By Spring 1985, discussion on the design of the new station to replace Belgrave and Birstall had begun. The appeal to fund the Birstall Extension was officially launched on 8 June 1985. Design ideas for the new station at Birstall all incorporated the original platform and bridge as part of the scheme, although schemes where the platform would be extended to the north of the road bridge were formally scrapped. By late 1987, however, it seemed that through co-funding via Leicester City, who planned to build a museum 'Industrial village' adjacent to the site, a wholly new station to the south of Belgrave and Birstall would be built, requiring the removal of the existing platform.

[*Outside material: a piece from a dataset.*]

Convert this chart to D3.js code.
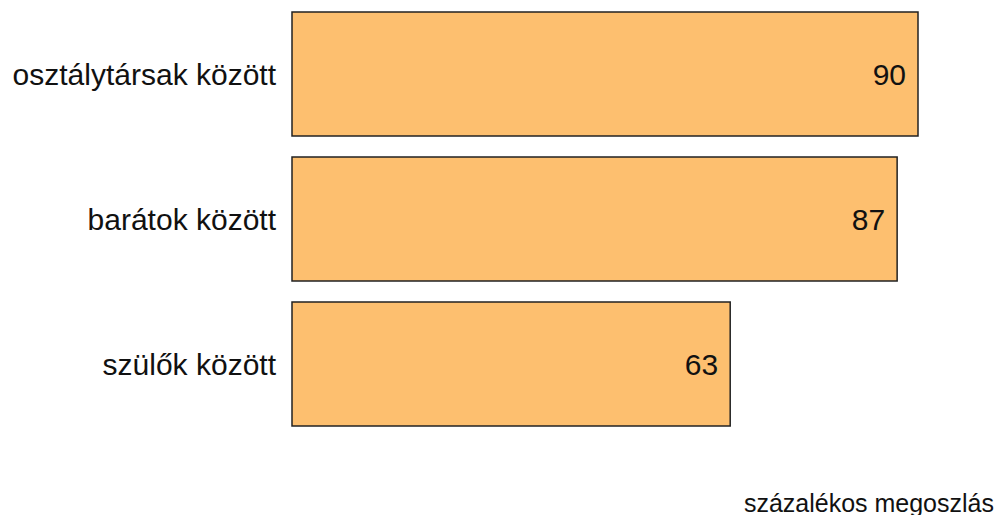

The Birstall Extension finally arrived at the bare platform of Belgrave and Birstall station during spring 1988. Only sufficient track was laid against the existing platform to enable its demolition. Delays in completing the road from the new Leicester Western Distributor Road caused further delays by preventing the delivery of ballast for packing. Feasibility studies for the industrial museum were put on hold, which in turn required the retainment of the island platform for longer than planned. In early 1989, plans were submitted for extending track from the limit of the existing LRO into the land under jurisdiction of Leicester City Council. The eventual outcome was that Charnwood Borough Council (the GCR's landlord up to Birstall) and Leicester City Council came to an arrangement for a slight extension of the railway into Leicester and a new LRO was submitted before Parliament for a new Leicester North Station.
Ballast was brought in and deposited on the Belgrave and Birstall platform for loading into rail ballast wagons, which then ferried the material along the extension to enable the new track to be correctly packed and aligned so that it would be fit for passenger traffic. All this allowed the Birstall Extension to be officially opened on Thursday 15 November 1990. GCR locomotive No.506 'Butler Henderson' hauled a train of MLST directors and local civic dignitaries from Loughborough Central to Rothley, where they changed to a specially fitted push-pull train for the return ride to Belgrave and Birstall. Regular passenger services, push-pull operated, soon resumed to a point just short of the old platform.
Full planning permission was granted on 7 October 1992 for the construction of the main
Development of the station since since opening has been slow due to the return of vandalism. The problems of travellers camping on the small car park at the top of 'The Sidings' access road was remedied in 1998 by the installation of a lockable gate.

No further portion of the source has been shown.